▸ **Available data**
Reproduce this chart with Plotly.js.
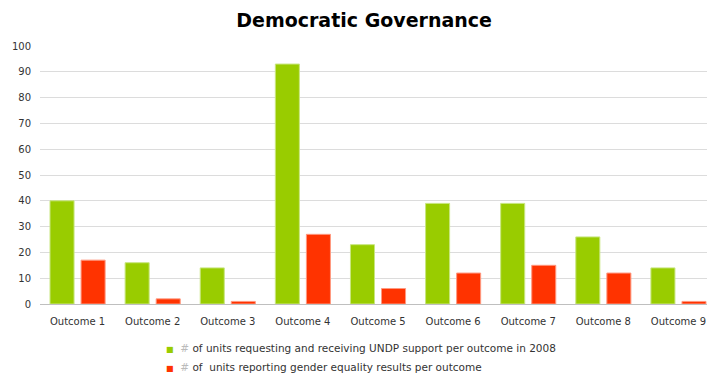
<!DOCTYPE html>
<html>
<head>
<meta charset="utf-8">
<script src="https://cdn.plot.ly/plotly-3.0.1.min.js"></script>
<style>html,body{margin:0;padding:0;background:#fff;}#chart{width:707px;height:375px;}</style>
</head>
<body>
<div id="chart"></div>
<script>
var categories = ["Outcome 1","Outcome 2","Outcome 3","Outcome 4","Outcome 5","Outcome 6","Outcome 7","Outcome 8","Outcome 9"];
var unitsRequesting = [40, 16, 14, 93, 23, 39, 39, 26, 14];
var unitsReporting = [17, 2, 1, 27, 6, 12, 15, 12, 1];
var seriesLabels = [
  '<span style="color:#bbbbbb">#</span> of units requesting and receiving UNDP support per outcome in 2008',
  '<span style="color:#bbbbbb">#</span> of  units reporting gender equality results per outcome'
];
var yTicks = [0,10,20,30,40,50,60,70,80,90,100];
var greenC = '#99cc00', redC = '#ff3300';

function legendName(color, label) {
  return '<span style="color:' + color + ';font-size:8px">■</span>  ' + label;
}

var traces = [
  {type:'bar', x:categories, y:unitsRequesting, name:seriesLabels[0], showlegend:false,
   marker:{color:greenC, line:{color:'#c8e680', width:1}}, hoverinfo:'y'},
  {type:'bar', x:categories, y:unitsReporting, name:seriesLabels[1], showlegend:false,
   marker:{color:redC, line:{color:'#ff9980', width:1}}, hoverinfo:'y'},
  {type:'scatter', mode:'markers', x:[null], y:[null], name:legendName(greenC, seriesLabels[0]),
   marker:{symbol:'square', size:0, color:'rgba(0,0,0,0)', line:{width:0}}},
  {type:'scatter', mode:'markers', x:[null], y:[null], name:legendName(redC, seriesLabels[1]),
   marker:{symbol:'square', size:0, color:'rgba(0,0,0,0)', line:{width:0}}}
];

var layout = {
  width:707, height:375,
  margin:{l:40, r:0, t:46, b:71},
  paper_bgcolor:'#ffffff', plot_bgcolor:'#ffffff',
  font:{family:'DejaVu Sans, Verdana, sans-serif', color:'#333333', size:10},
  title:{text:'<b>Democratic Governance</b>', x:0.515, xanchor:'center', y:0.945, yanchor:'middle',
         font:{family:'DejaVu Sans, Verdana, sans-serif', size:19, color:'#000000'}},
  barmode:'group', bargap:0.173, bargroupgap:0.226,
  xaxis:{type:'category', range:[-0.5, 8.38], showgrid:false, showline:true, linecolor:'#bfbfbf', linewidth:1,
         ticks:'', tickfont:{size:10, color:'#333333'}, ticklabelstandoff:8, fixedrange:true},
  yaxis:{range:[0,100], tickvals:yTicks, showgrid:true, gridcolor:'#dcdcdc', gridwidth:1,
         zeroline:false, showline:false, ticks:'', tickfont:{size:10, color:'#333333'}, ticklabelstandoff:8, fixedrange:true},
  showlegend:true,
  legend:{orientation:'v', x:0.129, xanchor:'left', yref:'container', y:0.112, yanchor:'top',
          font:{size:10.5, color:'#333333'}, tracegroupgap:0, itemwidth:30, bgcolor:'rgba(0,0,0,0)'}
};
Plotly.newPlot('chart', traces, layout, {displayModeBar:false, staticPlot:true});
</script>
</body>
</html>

▸ **Instruction**
Give the material again exactly as it is, but keep the pictures out.

▸ **Full output**
Reproduce this chart with Plotly.js.
<!DOCTYPE html>
<html>
<head>
<meta charset="utf-8">
<script src="https://cdn.plot.ly/plotly-3.0.1.min.js"></script>
<style>html,body{margin:0;padding:0;background:#fff;}#chart{width:707px;height:375px;}</style>
</head>
<body>
<div id="chart"></div>
<script>
var categories = ["Outcome 1","Outcome 2","Outcome 3","Outcome 4","Outcome 5","Outcome 6","Outcome 7","Outcome 8","Outcome 9"];
var unitsRequesting = [40, 16, 14, 93, 23, 39, 39, 26, 14];
var unitsReporting = [17, 2, 1, 27, 6, 12, 15, 12, 1];
var seriesLabels = [
  '<span style="color:#bbbbbb">#</span> of units requesting and receiving UNDP support per outcome in 2008',
  '<span style="color:#bbbbbb">#</span> of  units reporting gender equality results per outcome'
];
var yTicks = [0,10,20,30,40,50,60,70,80,90,100];
var greenC = '#99cc00', redC = '#ff3300';

function legendName(color, label) {
  return '<span style="color:' + color + ';font-size:8px">■</span>  ' + label;
}

var traces = [
  {type:'bar', x:categories, y:unitsRequesting, name:seriesLabels[0], showlegend:false,
   marker:{color:greenC, line:{color:'#c8e680', width:1}}, hoverinfo:'y'},
  {type:'bar', x:categories, y:unitsReporting, name:seriesLabels[1], showlegend:false,
   marker:{color:redC, line:{color:'#ff9980', width:1}}, hoverinfo:'y'},
  {type:'scatter', mode:'markers', x:[null], y:[null], name:legendName(greenC, seriesLabels[0]),
   marker:{symbol:'square', size:0, color:'rgba(0,0,0,0)', line:{width:0}}},
  {type:'scatter', mode:'markers', x:[null], y:[null], name:legendName(redC, seriesLabels[1]),
   marker:{symbol:'square', size:0, color:'rgba(0,0,0,0)', line:{width:0}}}
];

var layout = {
  width:707, height:375,
  margin:{l:40, r:0, t:46, b:71},
  paper_bgcolor:'#ffffff', plot_bgcolor:'#ffffff',
  font:{family:'DejaVu Sans, Verdana, sans-serif', color:'#333333', size:10},
  title:{text:'<b>Democratic Governance</b>', x:0.515, xanchor:'center', y:0.945, yanchor:'middle',
         font:{family:'DejaVu Sans, Verdana, sans-serif', size:19, color:'#000000'}},
  barmode:'group', bargap:0.173, bargroupgap:0.226,
  xaxis:{type:'category', range:[-0.5, 8.38], showgrid:false, showline:true, linecolor:'#bfbfbf', linewidth:1,
         ticks:'', tickfont:{size:10, color:'#333333'}, ticklabelstandoff:8, fixedrange:true},
  yaxis:{range:[0,100], tickvals:yTicks, showgrid:true, gridcolor:'#dcdcdc', gridwidth:1,
         zeroline:false, showline:false, ticks:'', tickfont:{size:10, color:'#333333'}, ticklabelstandoff:8, fixedrange:true},
  showlegend:true,
  legend:{orientation:'v', x:0.129, xanchor:'left', yref:'container', y:0.112, yanchor:'top',
          font:{size:10.5, color:'#333333'}, tracegroupgap:0, itemwidth:30, bgcolor:'rgba(0,0,0,0)'}
};
Plotly.newPlot('chart', traces, layout, {displayModeBar:false, staticPlot:true});
</script>
</body>
</html>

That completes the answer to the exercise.